A global research team has managed to create a strain of yeast by redesigning and reconstructing half of its 16 chromosomes, marking a monumental stride towards crafting the first complex cell with a completely synthetic genetic makeup.
Lead researcher Jef Boeke from New York University Langone Health stated, “We’re more than halfway there now.” The primary objective of the project is to gain a deeper understanding of complex cells and to engineer yeast strains with potential industrial applications such as biofuel production.
While previous efforts have focused on creating viruses and bacteria with entirely synthetic genomes, yeast poses a greater challenge due to its complexity as a eukaryotic cell, akin to those found in plants and animals. Eukaryotic cells have extensive genomes divided into numerous chromosomes, unlike the single compact genome characteristic of bacterial cells.
Although the synthetic versions of all 16 yeast chromosomes have been completed, assembling them into a single yeast strain may take approximately one more year. Boeke indicated, “When we get all those chromosomes into a single strain, we’re going to be able to do a whole bunch of new things we couldn’t do before.”
The primary challenge lies in “debugging” the synthetic chromosomes as they encounter unanticipated issues arising from intentional biological alterations.

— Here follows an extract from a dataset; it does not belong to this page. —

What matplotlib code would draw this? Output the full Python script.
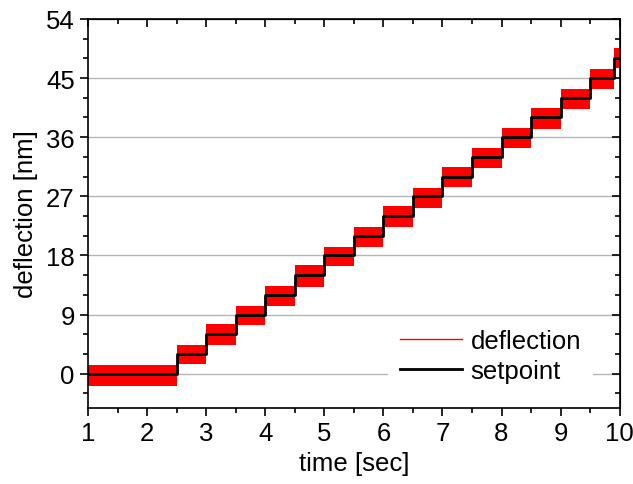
import numpy as np
import matplotlib
matplotlib.use('Agg')
import matplotlib.pyplot as plt
from matplotlib.ticker import MultipleLocator

plt.rcParams['font.family'] = ['Liberation Sans', 'DejaVu Sans']

# step edges in time [sec] and setpoint level of each step [nm]
step_edges = [1, 2.5, 3, 3.5, 4, 4.5, 5, 5.5, 6, 6.5, 7, 7.5, 8, 8.5, 9, 9.5, 9.9, 10]
setpoint = [0, 3, 6, 9, 12, 15, 18, 21, 24, 27, 30, 33, 36, 39, 42, 45, 48]
# envelope of the noisy deflection signal around each setpoint
defl_upper = [1.3, 1.4, 1.5, 1.3, 1.4, 1.5, 1.3, 1.4, 1.5, 1.3, 1.4, 1.3, 1.4, 1.5, 1.3, 1.4, 1.5]
defl_lower = [-1.8, -1.6, -1.7, -1.6, -1.7, -1.8, -1.6, -1.7, -1.6, -1.8, -1.6, -1.7, -1.6, -1.8, -1.7, -1.6, -1.5]

x = np.array(step_edges, dtype=float)
sp = np.array(setpoint + [setpoint[-1]], dtype=float)
up = sp + np.array(defl_upper + [defl_upper[-1]])
lo = sp + np.array(defl_lower + [defl_lower[-1]])

fs = 18.5

fig = plt.figure(figsize=(6.33, 4.85), dpi=100)
ax = fig.add_axes([0.139, 0.157, 0.840, 0.802])

for yv in range(0, 55, 9):
    ax.axhline(yv, color='#b4b4b4', lw=1.0, zorder=0)

ax.fill_between(x, lo, up, step='post', color='red', lw=0, zorder=2)
ax.plot([], [], color='red', lw=1, label='deflection')
ax.step(x, sp, where='post', color='black', lw=2, zorder=3, label='setpoint')

ax.set_xlim(1, 10)
ax.set_ylim(-5.2, 54)
ax.xaxis.set_major_locator(MultipleLocator(1))
ax.xaxis.set_minor_locator(MultipleLocator(0.5))
ax.yaxis.set_major_locator(MultipleLocator(9))
ax.yaxis.set_minor_locator(MultipleLocator(3))
ax.tick_params(which='both', direction='out', labelsize=fs, width=1.2)
ax.tick_params(which='major', length=6)
ax.tick_params(which='minor', length=3.5)
for side in ax.spines.values():
    side.set_linewidth(1.2)

# inward ticks on the top and right frame
secx = ax.secondary_xaxis('top')
secx.xaxis.set_major_locator(MultipleLocator(1))
secx.xaxis.set_minor_locator(MultipleLocator(0.5))
secx.tick_params(which='both', direction='in', labeltop=False, width=1.2)
secx.tick_params(which='major', length=6)
secx.tick_params(which='minor', length=3.5)
secy = ax.secondary_yaxis('right')
secy.yaxis.set_major_locator(MultipleLocator(9))
secy.yaxis.set_minor_locator(MultipleLocator(3))
secy.tick_params(which='both', direction='in', labelright=False, width=1.2)
secy.tick_params(which='major', length=6)
secy.tick_params(which='minor', length=3.5)

ax.set_xlabel('time [sec]', fontsize=fs, labelpad=4)
ax.set_ylabel('deflection [nm]', fontsize=fs, labelpad=6)

leg = ax.legend(loc='center', bbox_to_anchor=(0.757, 0.133), fontsize=fs,
                frameon=True, framealpha=1, edgecolor='none', fancybox=False,
                handlelength=2.4, handletextpad=0.35, borderpad=0.45, labelspacing=0.25)
leg.set_zorder(5)

fig.savefig('out.png', dpi=100)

Eukaryotic cells contain significantly more repetitive or “junk” DNA compared to bacteria.
The team has successfully eliminated a substantial portion of this repetitive DNA, resulting in synthetic chromosomes that are about 10% smaller. Boeke conveyed the belief that by reducing repetitive DNA, a more stable foundation for biotechnology can be achieved. Additionally, the team plans to eliminate the RNA splicing mechanism after removing all introns from the DNA.
Furthermore, the team has introduced 3000 recombination sites in the genome to facilitate rapid evolution of strains for industrial purposes, akin to shuffling a deck of cards. This system enables accelerated evolution and can be controlled as necessary.
Additionally, an entirely new 17th chromosome containing genes responsible for protein synthesis molecules, known as tRNAs, has been created. The alignment of the genes in the same direction prevents DNA breaks caused by enzyme collisions, offering a novel approach absent in nature.
Geoffrey Taghon from the US National Institute of Standards and Technology emphasized the importance of implementing a biocontainment system for the synthetic yeast to prevent it from surviving and spreading in the wild. Boeke’s team has made modifications to ensure that the synthetic yeast cannot outcompete natural strains and is considering incorporating a containment system in the final strain.
Furthermore, the technology developed for creating the synthetic yeast is being utilized to modify segments of the mouse genome to produce mouse strains more conducive to medical research. However, due to the significantly larger size of the mouse genome compared to that of yeast, creating an entirely synthetic mouse with existing technology is deemed impractical at present.
Boeke acknowledged the challenges stating, “Unless there’s some major speed-ups, it’s not going to happen in my lifetime. But I wouldn’t rule it out. Never underestimate the power of technology development.”